The IFP ascribed the larger than projected revenues primarily to better collection of corporate and value added tax (VAT). Better tax collection brought in €968 million more than planned. Measures to combat tax evasion yielded €650 million more in VAT.
“The continuing growth of the cleared effective tax rate of VAT and the corporate tax, not expected by analysts, was a positive surprise,” Remeta wrote.
The effective tax rate of VAT continually increased throughout 2014 to about 14.7 percent.
The institute ascribed the 6.7-percent difference between the planned and actual revenues to some factors that are beyond the control of IFP like the change in accounting methodology. Other variables the IFP does take into consideration in its prognoses are evaluating the macroeconomic environment and estimating effective tax rates.
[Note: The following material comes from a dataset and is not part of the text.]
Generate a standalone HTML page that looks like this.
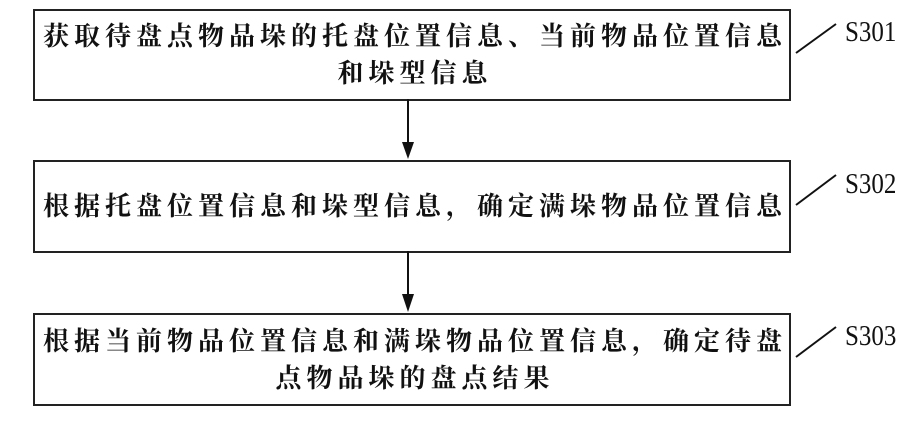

Better tax collection accounted for 4.8 percentage points of the deviation, as collection of corporate taxes and VAT exceeded the planned amounts by €435.4 million and €439.9 million respectively.
A better than expected macroeconomic environment added 0.9 percentage points and the change in the accrual methodology from ESA95 to ESA2010 added 1.3 percentage points. The European System of National and Regional Accounts (ESA 2010) is the newest EU accounting framework for systematic and detailed description of an economy. Other factors accounted for minus 0.4 percentage points.